Rose was born on August 25, 1931. I was born the following day—August 26, 1971. A full forty years apart, yet we shared something small and meaningful: back-to-back birthdays. Every August, we laughed about it. Another year for her, another year for me. Time mattered to Rose—not as something to race or resist, but something to appreciate.

According to her many stories over the years--she lived a vibrant life. A trained florist and artist, Rose brought beauty into the world quite literally—designing arrangements for Inaugural Balls, representing the United States abroad, and serving tirelessly through military, civic, and church communities. She traveled widely, welcomed everyone into her Cary home with food on the table, and never missed an opportunity for a good joke or a game of Scrabble with her granddaughters.

What often goes unnoticed is this: Rose lived that life with very modest spending.

She didn’t confuse fulfillment with consumption. She didn’t chase extravagance. And yet, at the end of her life, she left a meaningful legacy for the people and causes she loved.

Rose was wealthy in the way that truly matters.


(Photo: Rose celebrating her 92nd birthday with Glenwood partners Michael Hakerem and Rick McElroy, August 2023.)


The Wealth You Don't See

We often recommend Morgan Housel’s books and interviews: he often writes that wealth is what you don’t see. Spending is visible.

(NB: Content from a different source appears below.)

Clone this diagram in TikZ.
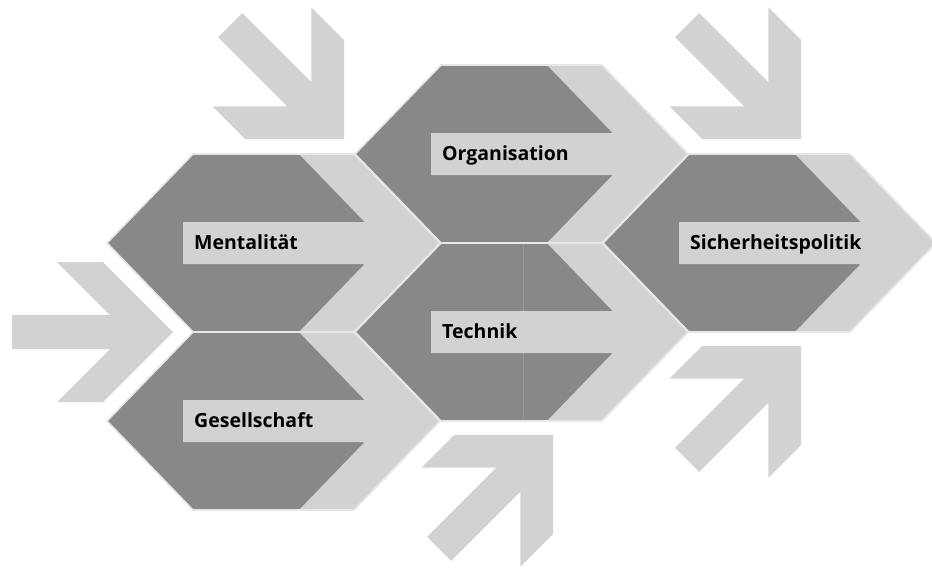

Wealth is not.

True wealth shows up as flexibility, independence, dignity, and peace of mind. It shows up in the ability to live on your own terms, to weather uncertainty, and to give generously—quietly and without fanfare.

Rose embodied that idea long before it had a name.

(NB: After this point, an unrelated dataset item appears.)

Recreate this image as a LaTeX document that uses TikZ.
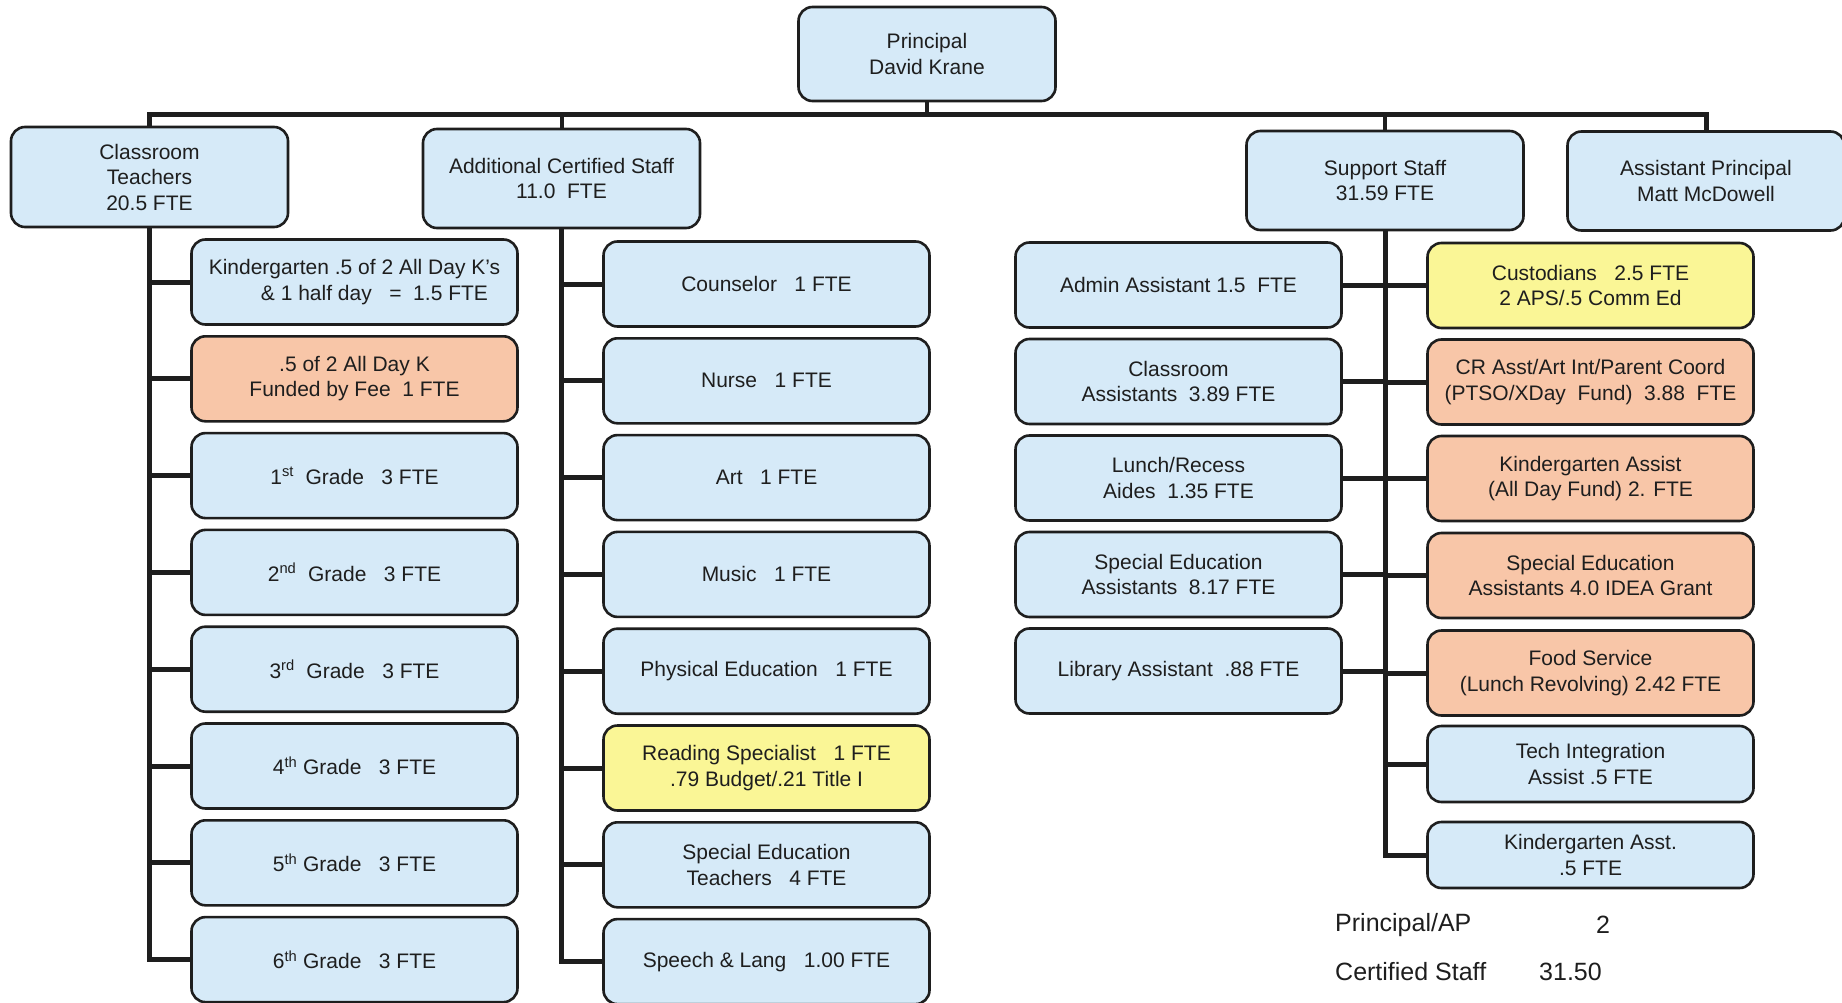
\documentclass[tikz,border=0pt]{standalone}
\usepackage{fontspec}
\setmainfont{Liberation Sans}
\definecolor{boxblue}{RGB}{214,234,248}
\definecolor{boxorange}{RGB}{248,198,168}
\definecolor{boxyellow}{RGB}{250,246,150}
\definecolor{ink}{RGB}{30,30,30}
\begin{document}
\begin{tikzpicture}[x=1pt,y=-1pt,
  box/.style={draw=ink, line width=2.6pt, rounded corners=14pt, align=center,
    inner sep=0pt, font=\fontsize{21}{25.5}\selectfont, text=ink},
  bluebox/.style={box, fill=boxblue},
  orangebox/.style={box, fill=boxorange},
  yellowbox/.style={box, fill=boxyellow},
  head/.style={minimum width=277pt, minimum height=99pt},
  colbox/.style={minimum width=326pt, minimum height=85pt},
  link/.style={draw=ink, line width=5pt},
  drop/.style={draw=ink, line width=4pt},
  total/.style={font=\fontsize{25}{30}\selectfont, text=ink, inner sep=0pt}
]
\clip (0,0) rectangle (1842,1003);
\fill[white] (0,0) rectangle (1842,1003);

% ---- top level ----
\node[bluebox, minimum width=257pt, minimum height=94pt] (principal) at (927,54) {Principal\\David Krane};
\node[bluebox, head, minimum height=100pt] (teachers) at (149.5,177) {Classroom\\Teachers\\20.5 FTE};
\node[bluebox, head] (addl) at (561.5,178.5) {Additional Certified Staff\\11.0\ \ FTE};
\node[bluebox, head] (support) at (1385,180.5) {Support Staff\\31.59 FTE};
\node[bluebox, head] (ap) at (1706,181) {Assistant Principal\\Matt McDowell};

\coordinate (bar) at (927,115);
\draw[drop] (principal.south) -- (principal.south |- bar);
\draw[link] (teachers.north) -- (teachers.north |- bar) -- (ap.north |- bar) -- (ap.north);
\draw[drop] (addl.north) -- (addl.north |- bar);
\draw[drop] (support.north) -- (support.north |- bar);

% ---- classroom teachers ----
\node[bluebox, colbox] (kg) at (354.5,282) {Kindergarten .5 of 2 All Day K's\\\hspace*{1.9em}\& 1 half day\ \ \ =\ \ 1.5 FTE};
\node[orangebox, colbox] (kfee) at (354.5,378.8) {.5 of 2 All Day K\\Funded by Fee\ \ 1 FTE};
\node[bluebox, colbox] (g1) at (354.5,475.6) {1\textsuperscript{st}\ \ Grade\ \ \ 3 FTE};
\node[bluebox, colbox] (g2) at (354.5,572.4) {2\textsuperscript{nd}\ \ Grade\ \ \ 3 FTE};
\node[bluebox, colbox] (g3) at (354.5,669.2) {3\textsuperscript{rd}\ \ Grade\ \ \ 3 FTE};
\node[bluebox, colbox] (g4) at (354.5,766) {4\textsuperscript{th} Grade\ \ \ 3 FTE};
\node[bluebox, colbox] (g5) at (354.5,862.8) {5\textsuperscript{th} Grade\ \ \ 3 FTE};
\node[bluebox, colbox] (g6) at (354.5,959.6) {6\textsuperscript{th} Grade\ \ \ 3 FTE};

\draw[link] (teachers.south) |- (g6.west);
\foreach \n in {kg,kfee,g1,g2,g3,g4,g5}
  \draw[link] (teachers.south |- \n.west) -- (\n.west);

% ---- additional certified staff ----
\node[bluebox, colbox] (couns) at (766.5,284) {Counselor\ \ \ 1 FTE};
\node[bluebox, colbox] (nurse) at (766.5,380.8) {Nurse\ \ \ 1 FTE};
\node[bluebox, colbox] (art) at (766.5,477.6) {Art\ \ \ 1 FTE};
\node[bluebox, colbox] (music) at (766.5,574.4) {Music\ \ \ 1 FTE};
\node[bluebox, colbox] (pe) at (766.5,671.2) {Physical Education\ \ \ 1 FTE};
\node[yellowbox, colbox] (read) at (766.5,768) {Reading Specialist\ \ \ 1 FTE\\.79 Budget/.21 Title I};
\node[bluebox, colbox] (sped) at (766.5,864.8) {Special Education\\Teachers\ \ \ 4 FTE};
\node[bluebox, colbox] (speech) at (766.5,961.6) {Speech \& Lang\ \ \ 1.00 FTE};

\draw[link] (addl.south) |- (speech.west);
\foreach \n in {couns,nurse,art,music,pe,read,sped}
  \draw[link] (addl.south |- \n.west) -- (\n.west);

% ---- support staff ----
\node[bluebox, colbox] (admin) at (1178.5,285) {Admin Assistant 1.5\ \ FTE};
\node[bluebox, colbox] (classa) at (1178.5,381.5) {Classroom\\Assistants\ \ 3.89 FTE};
\node[bluebox, colbox] (lunch) at (1178.5,478) {Lunch/Recess\\Aides\ \ 1.35 FTE};
\node[bluebox, colbox] (speda) at (1178.5,574.5) {Special Education\\Assistants\ \ 8.17 FTE};
\node[bluebox, colbox] (lib) at (1178.5,671) {Library Assistant\ \ .88 FTE};

\node[yellowbox, colbox] (cust) at (1590.5,285.5) {Custodians\ \ \ 2.5 FTE\\2 APS/.5 Comm Ed};
\node[orangebox, colbox] (crasst) at (1590.5,382) {CR Asst/Art Int/Parent Coord\\(PTSO/XDay\ \ Fund)\ \ 3.88\ \ FTE};
\node[orangebox, colbox] (kassist) at (1590.5,478.5) {Kindergarten Assist\\(All Day Fund) 2. FTE};
\node[orangebox, colbox] (spedg) at (1590.5,575.5) {Special Education\\Assistants 4.0 IDEA Grant};
\node[orangebox, colbox] (food) at (1590.5,673) {Food Service\\(Lunch Revolving) 2.42 FTE};
\node[bluebox, colbox, minimum height=76pt] (tech) at (1590.5,764) {Tech Integration\\Assist .5 FTE};
\node[bluebox, colbox, minimum height=66pt] (kasst) at (1590.5,855) {Kindergarten Asst.\\.5 FTE};

\draw[link] (support.south) |- (kasst.west);
\foreach \n in {admin,classa,lunch,speda,lib}
  \draw[link] (\n.east) -- (\n.east -| support.south);
\foreach \n in {cust,crasst,kassist,spedg,food,tech}
  \draw[link] (support.south |- \n.west) -- (\n.west);

% ---- totals ----
\node[total, anchor=west] (paplab) at (1335,925) {Principal/AP};
\node[total] (papnum) at (1603,925) {2};
\node[total, anchor=west] (certlab) at (1335,972) {Certified Staff};
\node[total, anchor=west] (certnum) at (1539,972) {31.50};
\end{tikzpicture}
\end{document}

She had margin—financially and emotionally. Margin to be generous. Margin to remain independent. Margin to age with grace. In her final days, she was surrounded by neighbors, friends, and family sharing stories, letters, laughter, and memories of a beautiful life and marriage.

That kind of ending doesn’t happen by accident.

It happens when money quietly supports life instead of trying to be the point of it.



A Beginning, Not An Ending 

Just days after attending Rose’s Celebration of Life, our family gathered to celebrate our oldest son, Chase, turning 23.

Twenty-three is pure potential. Time is abundant. The most valuable asset at that stage of life isn’t money—it’s years.

Chase has read all of Morgan Housel’s books, and we’ve spent many conversations as a family talking about what wealth actually means. Not just how to earn it, but how to live with it. The lesson we keep coming back to is simple: money is a tool. Its highest purpose is to support a life of meaning, freedom, responsibility, and character—not to become the scorecard.

At 23, the most important decisions aren’t about optimization. They’re about habits, patience, humility, and values. Those compound far more powerfully than returns ever will.


(Photo: Hakerem family celebrating Chase’s 23rd birthday, January 2026.)



The Space In Between

“When wealth is lost, nothing is lost; when health is lost, something is lost; when character is lost, all is lost.” Billy Graham

As a wealth advisor—and as someone born squarely between Rose and Chase—I’m acutely aware that much of life happens in the middle.

Between accumulation and distribution. Between independence and legacy. Between the start of a life and its graceful conclusion.

At Glenwood, we’ve always believed that wealth management isn’t just about money. It includes values, traditions, knowledge, memories, and the ability to live well at every stage of life.

Rose’s story reminds us what’s possible when wants remain modest and purpose stays clear: she cherished hugs, kisses, and laughs. Chase’s birthday reminds us how powerful time can be when guided by the right principles: he cherishes hard work as he works toward his Master’s degree and CPA designation but also takes the time to enjoy family and friends.

Different chapters. Same truth. Did your character impact others in a positive way?



A Quiet Definition of Success 

A well-lived life rarely looks impressive in the moment. It often looks steady. Disciplined. Perhaps unremarkable on the surface.

But over decades, those choices reveal themselves in freedom, generosity, and peace.

Rose showed us what that looks like at 94. We hope our son passes those lessons forward at 23.

If we do our job well, wealth becomes something that supports life quietly in the background—allowing people to stop, reflect, and yes…smell the roses along the way.